「ヒッチコック」:似てないし、ぬるいし・・・
映画『ヒッチコック』で、アルフレッド・ヒッチコックを演じるのはアンソニー・ホプキンス。うーむ、ニクソンにピカソにヒッチコックですか・・・。顔が似てなくても、骨格が違っても、なんでもやるんですね。ただ特殊メイクの効果もあり、横顔はやや似ているので、本作でも横向きのショットを多用しています(ヒッチコックと言えば、あの横向きのシルエットですもんね)。そういえば『リンカーン』でもダニエル・デイ=ルイスの横顔ショットがやけに多かったですよね。

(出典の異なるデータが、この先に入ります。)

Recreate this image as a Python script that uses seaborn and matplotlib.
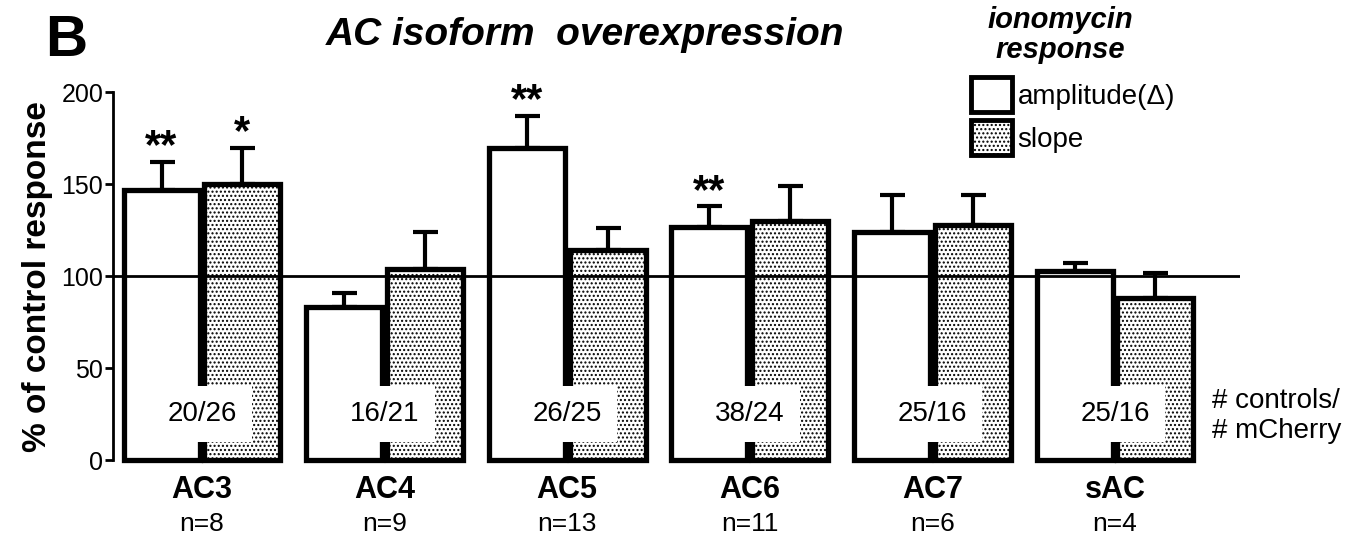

作品全体は「ぬるい」印象。もっとヒッチコックの変態的ダークサイドに踏み入ってもらいたかったところです。強引に「夫婦愛」の物語に仕立てて、めでたしめでたしなんて・・・ちょっと違うなあ。 (妻)アルマの描き方も、ちょっと中途半端な感がありますし。 どちらも現実とフィクションの間の難しさや、関係者が生存していることによる難しさってのがあるんでしょうねえ。
『サイコ』制作の舞台裏ばなしなのですが、それ自体の面白さはまあ中ぐらい。宣伝戦略やらのあれこれやら、劇場プレビューにおける観客の反応を楽しむヒッチってあたりが、本作のハイライトでしょう。そこは面白かったです。
スカーレット・ヨハンソン(『キネ旬』流に表記すると「ジョハンソン」ですが)がジャネット・リーを演じたのはナイス! 彼女は非常に往年のハリウッド女優の雰囲気を持っていますから。そして彼女の絶妙の妖艶さは、ヒッチコックが生きていたら間違いなく彼女を使っただろうと思わせるに十分なものがありますから(ブロンドであろうとなかろうと)。
エド・ゲインまで持ち出したのは、ちょっとやり過ぎ。成功してません。 結局は、脚本の出来が全体的によろしくないってことなんだと思います。
ちなみに小生のヒッチコックベスト5は・・・
1.ハリーの災難 2.サイコ 3.見知らぬ乗客 4.めまい 5.白い恐怖 ってところでしょうか。